**THE TASK:** Leaving the pictures out, print the lines from the first line of the listing through the line containing "10, 20, 40];", exactly as they read, and no others.
◆ ◆ ◆ ◆
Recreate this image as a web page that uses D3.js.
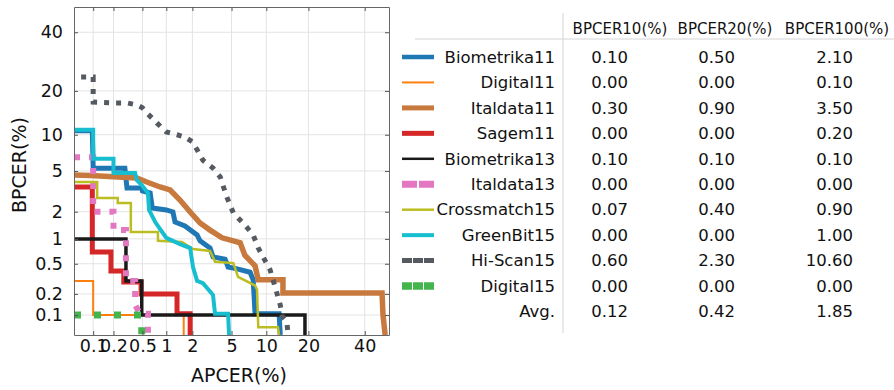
<!DOCTYPE html>
<html>
<head>
<meta charset="utf-8">
<script src="https://cdn.jsdelivr.net/npm/d3@7"></script>
<style>
  body { margin: 0; background: #fff; }
  svg { display: block; font-family: "DejaVu Sans", sans-serif; }
</style>
</head>
<body>
<svg id="chart" width="894" height="390"></svg>
<script>
// Tick values for both axes (%)
const axisTicks = [0.1, 0.2, 0.5, 1, 2, 5, 10, 20, 40];

// Table contents
const systems = ["Biometrika11", "Digital11", "Italdata11", "Sagem11", "Biometrika13",
                 "Italdata13", "Crossmatch15", "GreenBit15", "Hi-Scan15", "Digital15"];
const headers = ["BPCER10(%)", "BPCER20(%)", "BPCER100(%)"];
const bpcer10 = ["0.10", "0.00", "0.30", "0.00", "0.10", "0.00", "0.07", "0.00", "0.60", "0.00", "0.12"];
const bpcer20 = ["0.50", "0.00", "0.90", "0.00", "0.10", "0.00", "0.40", "0.00", "2.30", "0.00", "0.42"];
const bpcer100 = ["2.10", "0.10", "3.50", "0.20", "0.10", "0.00", "0.90", "1.00", "10.60", "0.00", "1.85"];

// DET curves as [APCER %, BPCER %] points
const curveBiometrika11 = [[0.05, 10.7], [0.097, 10.7], [0.1, 5.3], [0.29, 5.3], [0.31, 3.47], [0.49, 3.47],
  [0.5, 3.25], [0.63, 3.1], [0.67, 2.19], [1.0, 2.09], [1.2, 1.99], [1.27, 1.55], [1.65, 1.40], [2.25, 1.11],
  [2.42, 0.95], [3.08, 0.78], [3.3, 0.61], [4.34, 0.57], [4.64, 0.455], [5.63, 0.43], [7.34, 0.39],
  [7.8, 0.31], [8.09, 0.104], [12.55, 0.104], [12.8, 0.05]];
const curveDigital11 = [[0.05, 0.3], [0.1, 0.3], [0.1, 0.1], [1.6, 0.1], [1.6, 0.05]];
const curveItaldata11 = [[0.05, 4.6], [0.09, 4.55], [0.42, 4.32], [0.57, 3.96], [0.84, 3.55], [1.11, 3.32],
  [1.45, 2.64], [1.89, 1.99], [2.42, 1.51], [3.08, 1.26], [4.06, 1.03], [5.2, 0.95], [6.0, 0.90], [6.6, 0.64],
  [8.09, 0.47], [8.6, 0.31], [13.4, 0.31], [13.4, 0.206], [47.1, 0.206], [47.5, 0.1], [48.4, 0.05]];
const curveSagem11 = [[0.05, 3.55], [0.097, 3.55], [0.097, 0.70], [0.184, 0.70], [0.184, 0.405], [0.28, 0.405],
  [0.28, 0.29], [0.48, 0.29], [0.48, 0.20], [1.34, 0.20], [1.34, 0.104], [1.89, 0.104], [1.89, 0.05]];
const curveBiometrika13 = [[0.05, 1.0], [0.30, 1.0], [0.30, 0.30], [0.49, 0.30], [0.49, 0.1], [19.0, 0.1], [19.0, 0.05]];
const curveItaldata13 = [[0.05, 6.6], [0.1, 6.6], [0.1, 2.0], [0.2, 2.0], [0.2, 1.26], [0.30, 1.26], [0.30, 0.30],
  [0.40, 0.30], [0.40, 0.14], [0.465, 0.104], [0.59, 0.104], [0.59, 0.05]];
const curveCrossmatch15 = [[0.05, 3.96], [0.115, 3.96], [0.115, 2.77], [0.23, 2.77], [0.23, 2.47], [0.35, 2.47],
  [0.35, 1.2], [0.79, 1.2], [0.79, 0.95], [1.53, 0.92], [2.03, 0.76], [3.08, 0.72], [3.46, 0.53], [5.2, 0.51],
  [5.74, 0.34], [8.09, 0.26], [8.4, 0.23], [8.6, 0.066], [12.3, 0.066], [12.55, 0.05]];
const curveGreenBit15 = [[0.05, 10.9], [0.1, 10.9], [0.1, 6.4], [0.2, 6.4], [0.2, 4.8], [0.40, 4.8], [0.42, 4.14],
  [0.49, 3.71], [0.59, 3.1], [0.61, 2.09], [0.73, 1.55], [0.89, 1.2], [1.0, 1.03], [1.45, 0.87], [1.89, 0.78],
  [2.03, 0.455], [2.25, 0.30], [2.6, 0.28], [3.3, 0.193], [3.46, 0.104], [4.64, 0.104], [4.74, 0.05]];
const curveHiScan15 = [[0.065, 24.1], [0.1, 24.1], [0.1, 17.0], [0.2, 16.8], [0.31, 16.8], [0.42, 16.3], [0.5, 15.6],
  [0.57, 14.4], [0.77, 12.2], [1.0, 10.5], [1.34, 10.0], [1.65, 9.6], [2.0, 8.8], [2.25, 7.6], [2.6, 6.2],
  [3.3, 5.3], [3.9, 4.4], [4.5, 2.85], [5.2, 1.94], [6.6, 1.44], [7.8, 1.11], [8.6, 0.78], [9.4, 0.61],
  [10.7, 0.42], [11.7, 0.25], [12.8, 0.14], [13.2, 0.097], [14.3, 0.079], [14.6, 0.05]];
const curveDigital15 = [[0.05, 0.1], [0.49, 0.1], [0.49, 0.05]];

const curves = [curveBiometrika11, curveDigital11, curveItaldata11, curveSagem11, curveBiometrika13,
                curveItaldata13, curveCrossmatch15, curveGreenBit15, curveHiScan15, curveDigital15];

// Line styles per system
const styles = [
  { color: "#1f77b4", width: 5, dash: null, legendWidth: 4.5, legendDash: null },
  { color: "#ff7f0e", width: 2, dash: null, legendWidth: 2, legendDash: null },
  { color: "#c7793e", width: 5.5, dash: null, legendWidth: 5, legendDash: null },
  { color: "#d62728", width: 5, dash: null, legendWidth: 5, legendDash: null },
  { color: "#1a1a1a", width: 3.5, dash: null, legendWidth: 2.5, legendDash: null },
  { color: "#e377c2", width: 6, dash: "6,9", legendWidth: 7, legendDash: "15,2" },
  { color: "#bcbd22", width: 2.5, dash: null, legendWidth: 2.5, legendDash: null },
  { color: "#17becf", width: 4, dash: null, legendWidth: 4, legendDash: null },
  { color: "#555a60", width: 5, dash: "5,7", legendWidth: 5, legendDash: "10,1" },
  { color: "#44b44c", width: 7, dash: "7,13", legendWidth: 7.5, legendDash: "10,1" }
];

// Inverse normal CDF (Acklam's approximation) for the DET axes
function probit(p) {
  const a = [-3.969683028665376e+01, 2.209460984245205e+02, -2.759285104469687e+02,
             1.383577518672690e+02, -3.066479806614716e+01, 2.506628277459239e+00];
  const b = [-5.447609879822406e+01, 1.615858368580409e+02, -1.556989798598866e+02,
             6.680131188771972e+01, -1.328068155288572e+01];
  const c = [-7.784894002430293e-03, -3.223964580411365e-01, -2.400758277161838e+00,
             -2.549732539343734e+00, 4.374664141464968e+00, 2.938163982698783e+00];
  const d = [7.784695709041462e-03, 3.224671290700398e-01, 2.445134137142996e+00, 3.754408661907416e+00];
  const pl = 0.02425;
  if (p < pl) {
    const q = Math.sqrt(-2 * Math.log(p));
    return (((((c[0]*q+c[1])*q+c[2])*q+c[3])*q+c[4])*q+c[5]) / ((((d[0]*q+d[1])*q+d[2])*q+d[3])*q+1);
  }
  if (p <= 1 - pl) {
    const q = p - 0.5, r = q * q;
    return (((((a[0]*r+a[1])*r+a[2])*r+a[3])*r+a[4])*r+a[5])*q / (((((b[0]*r+b[1])*r+b[2])*r+b[3])*r+b[4])*r+1);
  }
  const q = Math.sqrt(-2 * Math.log(1 - p));
  return -(((((c[0]*q+c[1])*q+c[2])*q+c[3])*q+c[4])*q+c[5]) / ((((d[0]*q+d[1])*q+d[2])*q+d[3])*q+1);
}

const svg = d3.select("#chart");
const plot = { left: 74, right: 389, top: 7, bottom: 335 };

// Linear scales over probit-transformed rates (0.05% .. 50%)
const xScale = d3.scaleLinear().domain([probit(0.0005), probit(0.5)]).range([plot.left, plot.right]);
const yScale = d3.scaleLinear().domain([probit(0.0005), probit(0.5)]).range([plot.bottom, plot.top]);
const px = v => xScale(probit(v / 100));
const py = v => yScale(probit(v / 100));
const tickPos = axisTicks.map(v => probit(v / 100));

// Grid
const grid = svg.append("g").attr("stroke", "#e3e3e3").attr("stroke-width", 1);
tickPos.forEach(t => {
  grid.append("line").attr("x1", xScale(t)).attr("x2", xScale(t)).attr("y1", plot.top).attr("y2", plot.bottom);
  grid.append("line").attr("y1", yScale(t)).attr("y2", yScale(t)).attr("x1", plot.left).attr("x2", plot.right);
});

// Curves
svg.append("clipPath").attr("id", "clip").append("rect")
  .attr("x", plot.left).attr("y", plot.top)
  .attr("width", plot.right - plot.left).attr("height", plot.bottom - plot.top);

const line = d3.line().x(d => px(d[0])).y(d => py(d[1]));
const curveG = svg.append("g").attr("clip-path", "url(#clip)");
curves.forEach((c, i) => {
  const s = styles[i];
  curveG.append("path")
    .datum(c)
    .attr("fill", "none")
    .attr("stroke", s.color)
    .attr("stroke-width", s.width)
    .attr("stroke-dasharray", s.dash)
    .attr("stroke-linejoin", "miter")
    .attr("d", line);
});

// Axes with inward ticks on all four sides
const fmt = (d, i) => axisTicks[i];
function styleAxis(g) {
  g.select(".domain").attr("stroke", "#666");
  g.selectAll(".tick line").attr("stroke", "#555");
  g.selectAll("text").attr("fill", "#111").attr("font-size", 17.5)
    .attr("font-family", "DejaVu Sans, sans-serif");
}
svg.append("g").attr("transform", `translate(0,${plot.bottom})`)
  .call(d3.axisBottom(xScale).tickValues(tickPos).tickFormat(fmt).tickSize(-4).tickPadding(5).tickSizeOuter(0))
  .call(styleAxis);
svg.append("g").attr("transform", `translate(${plot.left},0)`)
  .call(d3.axisLeft(yScale).tickValues(tickPos).tickFormat(fmt).tickSize(-4).tickPadding(11).tickSizeOuter(0))
  .call(styleAxis);
svg.append("g").attr("transform", `translate(0,${plot.top})`)
  .call(d3.axisTop(xScale).tickValues(tickPos).tickFormat("").tickSize(-4).tickSizeOuter(0))
  .call(styleAxis);
svg.append("g").attr("transform", `translate(${plot.right},0)`)
  .call(d3.axisRight(yScale).tickValues(tickPos).tickFormat("").tickSize(-4).tickSizeOuter(0))
  .call(styleAxis);

// Axis titles
svg.append("text").attr("x", 239).attr("y", 382).attr("text-anchor", "middle")
  .attr("font-size", 19).attr("fill", "#111").text("APCER(%)");
svg.append("text").attr("transform", "translate(26,165) rotate(-90)").attr("text-anchor", "middle")
  .attr("font-size", 19).attr("fill", "#111").text("BPCER(%)");

// Table with legend samples
const rowY = i => 57 + 25.45 * i;
const table = svg.append("g").attr("font-size", 16.5).attr("fill", "#111");
svg.append("line").attr("x1", 563).attr("x2", 563).attr("y1", 13).attr("y2", 333)
  .attr("stroke", "#d4d4d4").attr("stroke-width", 1);
svg.append("line").attr("x1", 415).attr("x2", 894).attr("y1", 39).attr("y2", 39)
  .attr("stroke", "#d4d4d4").attr("stroke-width", 1);

const headerX = [620, 725, 837];
headers.forEach((h, i) => {
  table.append("text").attr("x", headerX[i]).attr("y", 34).attr("text-anchor", "middle")
    .attr("font-size", 15).text(h);
});

const rowLabels = systems.concat(["Avg."]);
const columns = [bpcer10, bpcer20, bpcer100];
const colX = [628, 735, 853];
rowLabels.forEach((name, i) => {
  const y = rowY(i);
  table.append("text").attr("x", 555).attr("y", y).attr("dy", "0.35em")
    .attr("text-anchor", "end").text(name);
  columns.forEach((col, j) => {
    table.append("text").attr("x", colX[j]).attr("y", y).attr("dy", "0.35em")
      .attr("text-anchor", "end").text(col[i]);
  });
  if (i < styles.length) {
    const s = styles[i];
    svg.append("line").attr("x1", 402).attr("x2", 434).attr("y1", y).attr("y2", y)
      .attr("stroke", s.color).attr("stroke-width", s.legendWidth)
      .attr("stroke-dasharray", s.legendDash);
  }
});
</script>
</body>
</html>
◆ ◆ ◆ ◆
**RESULT OF THIS TASK:**
Recreate this image as a web page that uses D3.js.
<!DOCTYPE html>
<html>
<head>
<meta charset="utf-8">
<script src="https://cdn.jsdelivr.net/npm/d3@7"></script>
<style>
  body { margin: 0; background: #fff; }
  svg { display: block; font-family: "DejaVu Sans", sans-serif; }
</style>
</head>
<body>
<svg id="chart" width="894" height="390"></svg>
<script>
// Tick values for both axes (%)
const axisTicks = [0.1, 0.2, 0.5, 1, 2, 5, 10, 20, 40];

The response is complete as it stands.